Each entry here needs to be set down again exactly, please; pictures are left out.

--

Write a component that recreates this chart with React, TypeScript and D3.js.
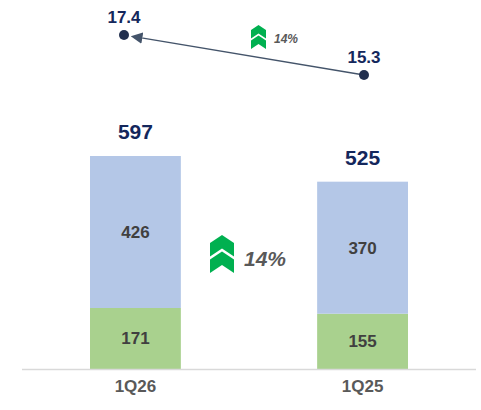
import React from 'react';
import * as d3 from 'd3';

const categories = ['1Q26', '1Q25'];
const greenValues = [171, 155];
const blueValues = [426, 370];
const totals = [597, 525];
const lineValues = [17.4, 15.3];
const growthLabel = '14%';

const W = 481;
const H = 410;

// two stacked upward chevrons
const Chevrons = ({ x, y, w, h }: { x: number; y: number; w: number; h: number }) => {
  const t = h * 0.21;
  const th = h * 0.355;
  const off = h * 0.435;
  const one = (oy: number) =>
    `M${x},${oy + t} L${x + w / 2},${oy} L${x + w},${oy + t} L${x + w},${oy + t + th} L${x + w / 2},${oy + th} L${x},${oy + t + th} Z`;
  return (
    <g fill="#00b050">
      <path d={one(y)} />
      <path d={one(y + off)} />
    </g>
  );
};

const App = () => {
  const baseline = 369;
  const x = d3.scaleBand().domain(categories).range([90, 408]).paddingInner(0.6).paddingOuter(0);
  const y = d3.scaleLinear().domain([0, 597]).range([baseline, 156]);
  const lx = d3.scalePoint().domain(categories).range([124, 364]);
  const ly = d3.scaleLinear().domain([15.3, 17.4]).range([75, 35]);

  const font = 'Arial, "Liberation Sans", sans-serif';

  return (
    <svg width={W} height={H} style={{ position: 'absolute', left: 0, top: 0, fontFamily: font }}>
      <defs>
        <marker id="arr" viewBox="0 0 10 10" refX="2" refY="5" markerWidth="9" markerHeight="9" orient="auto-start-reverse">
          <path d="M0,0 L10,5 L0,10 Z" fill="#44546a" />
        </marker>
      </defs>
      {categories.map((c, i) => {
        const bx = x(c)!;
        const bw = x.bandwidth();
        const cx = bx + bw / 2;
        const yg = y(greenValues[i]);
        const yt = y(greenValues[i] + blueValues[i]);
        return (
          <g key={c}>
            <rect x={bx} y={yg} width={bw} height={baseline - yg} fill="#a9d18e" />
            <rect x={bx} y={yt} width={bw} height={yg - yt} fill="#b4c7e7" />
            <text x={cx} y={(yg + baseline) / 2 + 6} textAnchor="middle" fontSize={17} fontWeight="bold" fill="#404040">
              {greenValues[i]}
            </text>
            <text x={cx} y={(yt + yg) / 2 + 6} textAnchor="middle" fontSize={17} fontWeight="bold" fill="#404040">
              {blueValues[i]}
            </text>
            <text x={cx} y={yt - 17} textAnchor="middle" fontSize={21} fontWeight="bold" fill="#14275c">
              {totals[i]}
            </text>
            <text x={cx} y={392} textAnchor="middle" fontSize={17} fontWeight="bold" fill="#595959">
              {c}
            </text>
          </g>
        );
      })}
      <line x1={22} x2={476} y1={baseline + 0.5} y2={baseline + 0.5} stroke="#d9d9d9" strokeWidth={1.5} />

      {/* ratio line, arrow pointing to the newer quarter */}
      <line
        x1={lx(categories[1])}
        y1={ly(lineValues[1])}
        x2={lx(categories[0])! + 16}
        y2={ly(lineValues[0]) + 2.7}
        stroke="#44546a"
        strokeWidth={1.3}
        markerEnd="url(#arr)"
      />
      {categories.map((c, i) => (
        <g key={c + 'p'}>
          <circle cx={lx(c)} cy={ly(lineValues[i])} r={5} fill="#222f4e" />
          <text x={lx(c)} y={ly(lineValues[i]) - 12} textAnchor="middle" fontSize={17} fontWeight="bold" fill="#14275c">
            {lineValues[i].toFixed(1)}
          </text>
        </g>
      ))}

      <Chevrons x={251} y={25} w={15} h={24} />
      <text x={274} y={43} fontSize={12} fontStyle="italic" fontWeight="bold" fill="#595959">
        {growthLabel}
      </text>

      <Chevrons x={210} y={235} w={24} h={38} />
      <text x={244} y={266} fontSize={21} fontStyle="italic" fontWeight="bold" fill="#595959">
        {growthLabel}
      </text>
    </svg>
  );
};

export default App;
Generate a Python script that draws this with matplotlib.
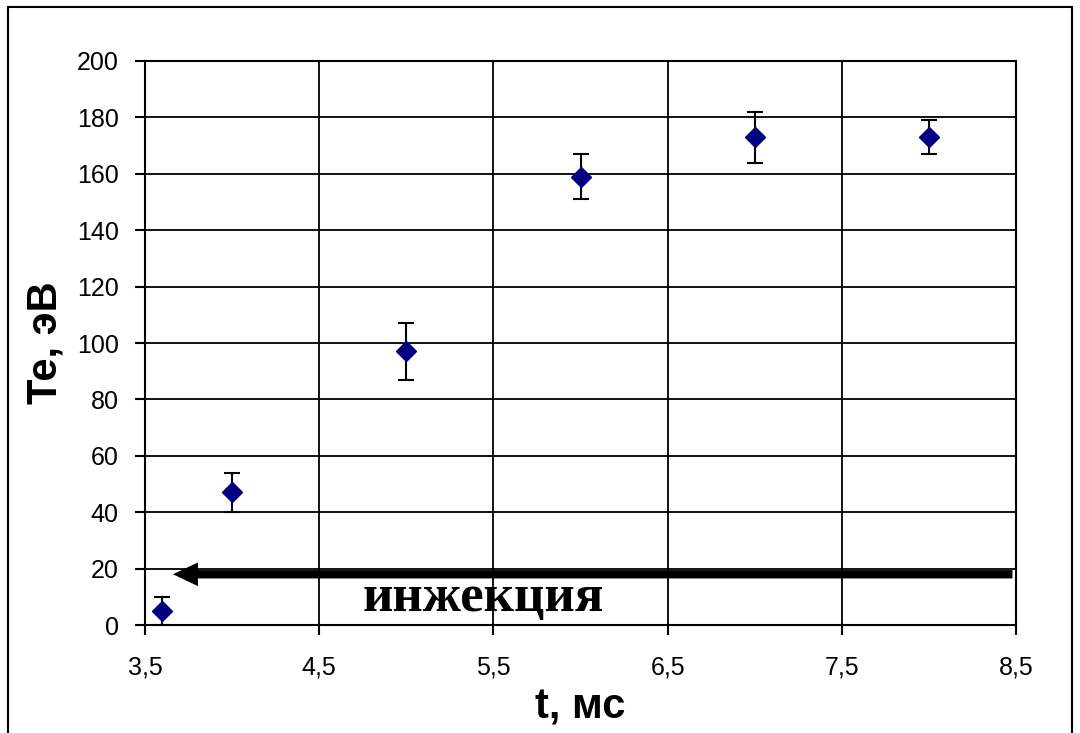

--

* _SOLUTION FOR THIS PROBLEM_:
Write a component that recreates this chart with React, TypeScript and D3.js.
import React from 'react';
import * as d3 from 'd3';

const categories = ['1Q26', '1Q25'];
const greenValues = [171, 155];
const blueValues = [426, 370];
const totals = [597, 525];
const lineValues = [17.4, 15.3];
const growthLabel = '14%';

const W = 481;
const H = 410;

// two stacked upward chevrons
const Chevrons = ({ x, y, w, h }: { x: number; y: number; w: number; h: number }) => {
  const t = h * 0.21;
  const th = h * 0.355;
  const off = h * 0.435;
  const one = (oy: number) =>
    `M${x},${oy + t} L${x + w / 2},${oy} L${x + w},${oy + t} L${x + w},${oy + t + th} L${x + w / 2},${oy + th} L${x},${oy + t + th} Z`;
  return (
    <g fill="#00b050">
      <path d={one(y)} />
      <path d={one(y + off)} />
    </g>
  );
};

const App = () => {
  const baseline = 369;
  const x = d3.scaleBand().domain(categories).range([90, 408]).paddingInner(0.6).paddingOuter(0);
  const y = d3.scaleLinear().domain([0, 597]).range([baseline, 156]);
  const lx = d3.scalePoint().domain(categories).range([124, 364]);
  const ly = d3.scaleLinear().domain([15.3, 17.4]).range([75, 35]);

  const font = 'Arial, "Liberation Sans", sans-serif';

  return (
    <svg width={W} height={H} style={{ position: 'absolute', left: 0, top: 0, fontFamily: font }}>
      <defs>
        <marker id="arr" viewBox="0 0 10 10" refX="2" refY="5" markerWidth="9" markerHeight="9" orient="auto-start-reverse">
          <path d="M0,0 L10,5 L0,10 Z" fill="#44546a" />
        </marker>
      </defs>
      {categories.map((c, i) => {
        const bx = x(c)!;
        const bw = x.bandwidth();
        const cx = bx + bw / 2;
        const yg = y(greenValues[i]);
        const yt = y(greenValues[i] + blueValues[i]);
        return (
          <g key={c}>
            <rect x={bx} y={yg} width={bw} height={baseline - yg} fill="#a9d18e" />
            <rect x={bx} y={yt} width={bw} height={yg - yt} fill="#b4c7e7" />
            <text x={cx} y={(yg + baseline) / 2 + 6} textAnchor="middle" fontSize={17} fontWeight="bold" fill="#404040">
              {greenValues[i]}
            </text>
            <text x={cx} y={(yt + yg) / 2 + 6} textAnchor="middle" fontSize={17} fontWeight="bold" fill="#404040">
              {blueValues[i]}
            </text>
            <text x={cx} y={yt - 17} textAnchor="middle" fontSize={21} fontWeight="bold" fill="#14275c">
              {totals[i]}
            </text>
            <text x={cx} y={392} textAnchor="middle" fontSize={17} fontWeight="bold" fill="#595959">
              {c}
            </text>
          </g>
        );
      })}
      <line x1={22} x2={476} y1={baseline + 0.5} y2={baseline + 0.5} stroke="#d9d9d9" strokeWidth={1.5} />

      {/* ratio line, arrow pointing to the newer quarter */}
      <line
        x1={lx(categories[1])}
        y1={ly(lineValues[1])}
        x2={lx(categories[0])! + 16}
        y2={ly(lineValues[0]) + 2.7}
        stroke="#44546a"
        strokeWidth={1.3}
        markerEnd="url(#arr)"
      />
      {categories.map((c, i) => (
        <g key={c + 'p'}>
          <circle cx={lx(c)} cy={ly(lineValues[i])} r={5} fill="#222f4e" />
          <text x={lx(c)} y={ly(lineValues[i]) - 12} textAnchor="middle" fontSize={17} fontWeight="bold" fill="#14275c">
            {lineValues[i].toFixed(1)}
          </text>
        </g>
      ))}

      <Chevrons x={251} y={25} w={15} h={24} />
      <text x={274} y={43} fontSize={12} fontStyle="italic" fontWeight="bold" fill="#595959">
        {growthLabel}
      </text>

      <Chevrons x={210} y={235} w={24} h={38} />
      <text x={244} y={266} fontSize={21} fontStyle="italic" fontWeight="bold" fill="#595959">
        {growthLabel}
      </text>
    </svg>
  );
};

export default App;
Generate a Python script that draws this with matplotlib.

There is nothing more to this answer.